Monday, July 04, 2011

Today -100: July 4, 1911: Of 4th of July torpedoes, Channel crossings, disagreeable surprises, and negro taints


4th of July Story of the, Um, Day -100: Simon Fisher, 46, of Chicago, mistook a 4th of July torpedo (some sort of firecracker, I presume) for a piece of candy. “The ensuing explosion blew away his jaw, inflicting a probably fatal wound.” There’s probably a lesson in there, somewhere.

Taft says in a speech to old soldiers, that all the foreign wars waged by the US, except the Revolution and maybe the Civil War, could have been avoided through arbitration.

The NYT notes that the English Channel was crossed by airplane for the first time only a few months ago, but yesterday eleven planes made the flight from France to England in the space of an hour, which is a great achievement but also a little “disquieting,” given the military implications. “Fortunately, improved instruments for making war do not increase the frequency of wars, but have an opposite tendency.
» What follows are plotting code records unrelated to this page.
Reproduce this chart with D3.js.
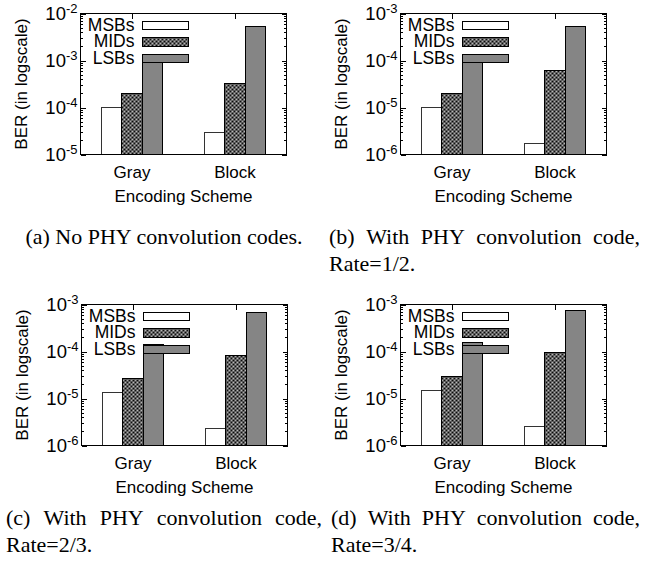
<!DOCTYPE html>
<html>
<head>
<meta charset="utf-8">
<script src="https://cdn.jsdelivr.net/npm/d3@7"></script>
<style>
  body { margin: 0; background: #fff; }
  svg { display: block; }
</style>
</head>
<body>
<div class="figure"></div>
<script>
const categories = ['Gray', 'Block'];
const series = ['MSBs', 'MIDs', 'LSBs'];

// BER values, one entry per series (MSBs, MIDs, LSBs)
const noCodeGray = [1.0e-4, 2.0e-4, 1.05e-3];
const noCodeBlock = [3.0e-5, 3.2e-4, 5.3e-3];
const rate12Gray = [1.0e-5, 2.0e-5, 1.07e-4];
const rate12Block = [1.7e-6, 6.2e-5, 5.3e-4];
const rate23Gray = [1.32e-5, 2.67e-5, 1.43e-4];
const rate23Block = [2.27e-6, 8.3e-5, 6.8e-4];
const rate34Gray = [1.5e-5, 2.98e-5, 1.58e-4];
const rate34Block = [2.54e-6, 9.3e-5, 7.6e-4];

const yDomainNoCode = [1e-5, 1e-2];
const yDomainCoded = [1e-6, 1e-3];

const yTitle = 'BER (in logscale)';
const xTitle = 'Encoding Scheme';

const captionA = ['(a) No PHY convolution codes.'];
const captionB = ['(b) With PHY convolution code,', 'Rate=1/2.'];
const captionC = ['(c) With PHY convolution code,', 'Rate=2/3.'];
const captionD = ['(d) With PHY convolution code,', 'Rate=3/4.'];

const width = 660;
const height = 565;
const plotW = 206;
const plotH = 141;
const sans = '"Liberation Sans", Arial, Helvetica, sans-serif';
const serif = '"Liberation Serif", "Times New Roman", Times, serif';

const panels = [
  {left: 80, top: 13, domain: yDomainNoCode, values: {Gray: noCodeGray, Block: noCodeBlock}},
  {left: 400, top: 13, domain: yDomainCoded, values: {Gray: rate12Gray, Block: rate12Block}},
  {left: 81, top: 304, domain: yDomainCoded, values: {Gray: rate23Gray, Block: rate23Block}},
  {left: 400, top: 304, domain: yDomainCoded, values: {Gray: rate34Gray, Block: rate34Block}},
];

const captions = [
  {x0: 6, x1: 322, y: 244, lines: captionA, center: true},
  {x0: 329, x1: 640, y: 244, lines: captionB},
  {x0: 6, x1: 322, y: 525, lines: captionC},
  {x0: 331, x1: 640, y: 525, lines: captionD},
];

const svg = d3.select('.figure')
  .append('svg')
    .attr('width', width)
    .attr('height', height)
    .attr('viewBox', [0, 0, width, height]);

const defs = svg.append('defs');

// crosshatch for MIDs
const mids = defs.append('pattern')
  .attr('id', 'mids')
  .attr('patternUnits', 'userSpaceOnUse')
  .attr('width', 4)
  .attr('height', 4);
mids.append('rect').attr('width', 4).attr('height', 4).attr('fill', '#fff');
mids.append('path')
  .attr('d', 'M0,0L4,4M4,0L0,4M-1,1L1,-1M3,5L5,3M-1,3L1,5M3,-1L5,1')
  .attr('stroke', '#000')
  .attr('stroke-width', 1.2);

// fine stipple for LSBs
const lsbs = defs.append('pattern')
  .attr('id', 'lsbs')
  .attr('patternUnits', 'userSpaceOnUse')
  .attr('width', 2)
  .attr('height', 2);
lsbs.append('rect').attr('width', 2).attr('height', 2).attr('fill', '#b0b0b0');
lsbs.append('rect').attr('width', 1).attr('height', 1).attr('fill', '#4a4a4a');
lsbs.append('rect').attr('x', 1).attr('y', 1).attr('width', 1).attr('height', 1).attr('fill', '#6a6a6a');

const fill = {
  'MSBs': '#fff',
  'MIDs': 'url(#mids)',
  'LSBs': 'url(#lsbs)',
};

panels.forEach(drawPanel);
captions.forEach(drawCaption);

function drawPanel(p) {
  const g = svg.append('g')
    .attr('transform', `translate(${p.left + 0.5},${p.top + 0.5})`);

  const y = d3.scaleLog().domain(p.domain).range([plotH, 0]);
  const x0 = d3.scaleBand()
    .domain(categories)
    .range([0, plotW])
    .paddingInner(0.4)
    .paddingOuter(0.2);
  const x1 = d3.scaleBand()
    .domain(series)
    .range([0, x0.bandwidth()]);

  const majors = y.ticks().filter(d => isPow10(d));
  const minors = y.ticks().filter(d => !isPow10(d));

  // bars
  categories.forEach(cat => {
    g.selectAll(null)
      .data(series.map((s, i) => ({s, v: p.values[cat][i]})))
      .join('rect')
        .attr('x', d => x0(cat) + x1(d.s))
        .attr('y', d => y(d.v))
        .attr('width', x1.bandwidth())
        .attr('height', d => plotH - y(d.v))
        .attr('fill', d => fill[d.s])
        .attr('stroke', d => d.s === 'MSBs' ? '#333' : '#000')
        .attr('stroke-width', 1)
        .attr('shape-rendering', 'crispEdges');
  });

  // axes, ticks drawn inward
  const left = g.append('g')
    .call(d3.axisLeft(y).tickValues(majors).tickSizeInner(-5).tickSizeOuter(0).tickPadding(3));

  g.append('g')
    .call(d3.axisLeft(y).tickValues(minors).tickSizeInner(-2.5).tickSizeOuter(0).tickFormat(''));
  g.append('g')
    .attr('transform', `translate(${plotW},0)`)
    .call(d3.axisRight(y).tickValues(majors).tickSizeInner(-5).tickSizeOuter(0).tickFormat(''));
  g.append('g')
    .attr('transform', `translate(${plotW},0)`)
    .call(d3.axisRight(y).tickValues(minors).tickSizeInner(-2.5).tickSizeOuter(0).tickFormat(''));
  g.append('g')
    .call(d3.axisTop(x0).tickSizeInner(-5).tickSizeOuter(0).tickFormat(''));
  g.append('g')
    .attr('transform', `translate(0,${plotH})`)
    .call(d3.axisBottom(x0).tickSizeInner(0).tickSizeOuter(0).tickPadding(11));

  g.selectAll('.domain').remove();
  g.selectAll('.tick line').attr('stroke', '#000').attr('shape-rendering', 'crispEdges');
  g.selectAll('g')
    .attr('font-family', sans)
    .attr('font-size', '17px');
  g.selectAll('.tick text').attr('fill', '#000');

  left.selectAll('.tick text').each(function(d) {
    const t = d3.select(this).text(null).attr('dy', '0.38em');
    t.append('tspan').attr('font-size', '18.5px').text('10');
    t.append('tspan')
      .attr('dy', '-0.6em')
      .attr('font-size', '13px')
      .text(Math.round(Math.log10(d)));
  });

  g.append('rect')
    .attr('width', plotW)
    .attr('height', plotH)
    .attr('fill', 'none')
    .attr('stroke', '#000')
    .attr('shape-rendering', 'crispEdges');

  // legend
  const key = g.append('g')
    .attr('font-family', sans)
    .attr('font-size', '17.5px');
  series.forEach((s, i) => {
    key.append('text')
      .attr('x', 54)
      .attr('y', 17 + i * 16.7)
      .attr('text-anchor', 'end')
      .text(s);
    key.append('rect')
      .attr('x', 62)
      .attr('y', 7.5 + i * 16.7)
      .attr('width', 46)
      .attr('height', 8.5)
      .attr('fill', fill[s])
      .attr('stroke', '#000')
      .attr('shape-rendering', 'crispEdges');
  });

  // titles
  g.append('text')
    .attr('transform', `translate(-54,${plotH / 2}) rotate(-90)`)
    .attr('text-anchor', 'middle')
    .attr('font-family', sans)
    .attr('font-size', '17px')
    .text(yTitle);

  g.append('text')
    .attr('x', plotW / 2)
    .attr('y', plotH + 47)
    .attr('text-anchor', 'middle')
    .attr('font-family', sans)
    .attr('font-size', '17px')
    .text(xTitle);
}

function drawCaption(c) {
  c.lines.forEach((line, i) => {
    const text = svg.append('text')
      .attr('y', c.y + i * 27)
      .attr('font-family', serif)
      .attr('font-size', '22px')
      .attr('fill', '#000');

    if (c.center) {
      text.attr('x', (c.x0 + c.x1) / 2).attr('text-anchor', 'middle').text(line);
      return;
    }
    if (i === c.lines.length - 1) {
      text.attr('x', c.x0).text(line);
      return;
    }
    // justified line: spread the words over the column
    const words = line.split(' ');
    const spans = words.map(w => text.append('tspan').text(w));
    const sizes = spans.map(t => t.node().getComputedTextLength());
    const gap = (c.x1 - c.x0 - d3.sum(sizes)) / (words.length - 1);
    let x = c.x0;
    spans.forEach((t, k) => {
      t.attr('x', x);
      x += sizes[k] + gap;
    });
  });
}

function isPow10(d) {
  const e = Math.log10(d);
  return Math.abs(e - Math.round(e)) < 1e-9;
}
</script>
</body>
</html>
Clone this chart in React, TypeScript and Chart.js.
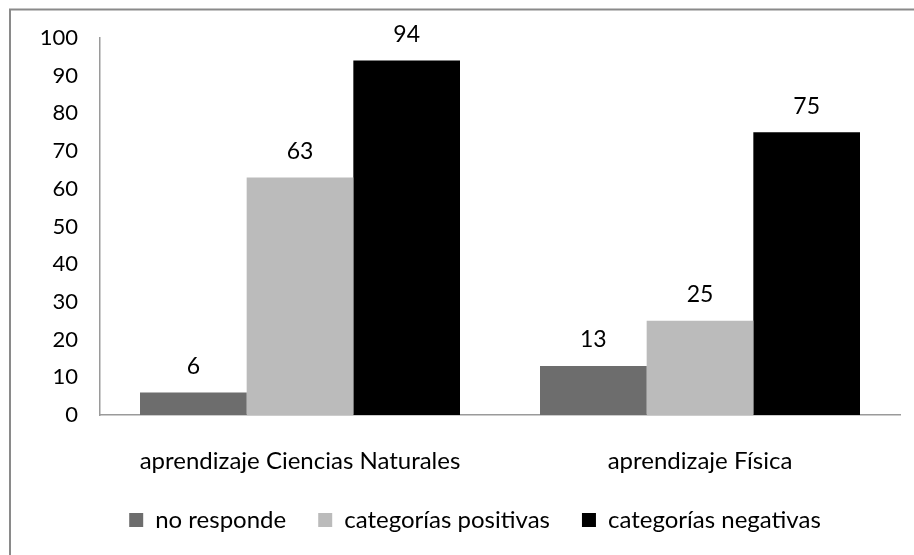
import React, { useEffect, useRef } from "react";
import { Chart, registerables } from "chart.js";

Chart.register(...registerables);

const categories = ["aprendizaje Ciencias Naturales", "aprendizaje Física"];
const seriesNames = ["no responde", "categorías positivas", "categorías negativas"];
const noResponde = [6, 13];
const positivas = [63, 25];
const negativas = [94, 75];
const seriesColors = ["#6d6d6d", "#bbbbbb", "#000000"];
const yMin = 0;
const yMax = 100;
const yStep = 10;

const FONT = "Lato, 'Open Sans', sans-serif";

const valueLabels = {
  id: "valueLabels",
  afterDatasetsDraw(chart: any) {
    const ctx = chart.ctx;
    ctx.save();
    ctx.font = `23px ${FONT}`;
    ctx.fillStyle = "#000";
    ctx.textAlign = "center";
    ctx.textBaseline = "middle";
    chart.data.datasets.forEach((ds: any, i: number) => {
      const meta = chart.getDatasetMeta(i);
      meta.data.forEach((bar: any, j: number) => {
        ctx.fillText(String(ds.data[j]), bar.x, bar.y - 26);
      });
    });
    ctx.restore();
  },
};

const frame = {
  id: "frame",
  beforeDraw(chart: any) {
    const ctx = chart.ctx;
    ctx.save();
    ctx.fillStyle = "#fff";
    ctx.fillRect(0, 0, chart.width, chart.height);
    ctx.strokeStyle = "#8a8a8a";
    ctx.lineWidth = 2;
    ctx.strokeRect(10, 9.5, 2000, 2000);
    ctx.restore();
  },
};

const legendShift = {
  id: "legendShift",
  afterLayout(chart: any) {
    if (chart.legend) chart.legend.left = 50;
  },
};

export default function App() {
  const ref = useRef<HTMLCanvasElement>(null);
  useEffect(() => {
    if (!ref.current) return;
    const data = [noResponde, positivas, negativas];
    const chart = new Chart(ref.current, {
      type: "bar",
      data: {
        labels: categories,
        datasets: seriesNames.map((name, i) => ({
          label: name,
          data: data[i],
          backgroundColor: seriesColors[i],
          borderWidth: 0,
          categoryPercentage: 0.8,
          barPercentage: 1.0,
        })),
      },
      options: {
        animation: false,
        responsive: false,
        devicePixelRatio: 1,
        layout: { padding: { top: 38, right: 14, left: 0, bottom: 13 } },
        scales: {
          x: {
            grid: { display: false, drawTicks: false },
            border: { display: true, color: "#9a9a9a", width: 1.5 },
            ticks: { color: "#000", font: { family: FONT, size: 24 }, padding: 32, maxRotation: 0 },
            afterFit: (s: any) => {
              s.height = 61;
            },
          },
          y: {
            min: yMin,
            max: yMax,
            grid: { display: false, drawTicks: false },
            border: { display: true, color: "#9a9a9a", width: 1.5 },
            ticks: { stepSize: yStep, color: "#000", font: { family: FONT, size: 22 }, padding: 22 },
            afterFit: (s: any) => {
              s.width = 100;
            },
          },
        },
        plugins: {
          legend: {
            position: "bottom",
            labels: {
              color: "#000",
              font: { family: FONT, size: 24 },
              boxWidth: 14,
              boxHeight: 14,
              padding: 32,
            },
          },
          tooltip: { enabled: false },
        },
      },
      plugins: [frame, legendShift, valueLabels],
    });
    return () => chart.destroy();
  }, []);
  return (
    <div style={{ position: "absolute", left: 0, top: 0, width: 914, height: 555 }}>
      <canvas ref={ref} width={914} height={555} style={{ width: 914, height: 555 }} />
    </div>
  );
}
Real wholesale slaughter as a part of the everyday business of life ended when men stopped fighting each other with short swords.” So that’s okay, then.

France expresses “disagreeable surprise” over the German gunboat Panther’s appearance at Agadir.

Headline of the Day -100: “Not Afraid of Negro Taint.” While John B. Collins of St Louis is suing his wife Cora for annulment on the charge that she has some negro blood, her sister Blanche is engaged to automobile dealer Charles Wass, who laughs in the face of negro taints.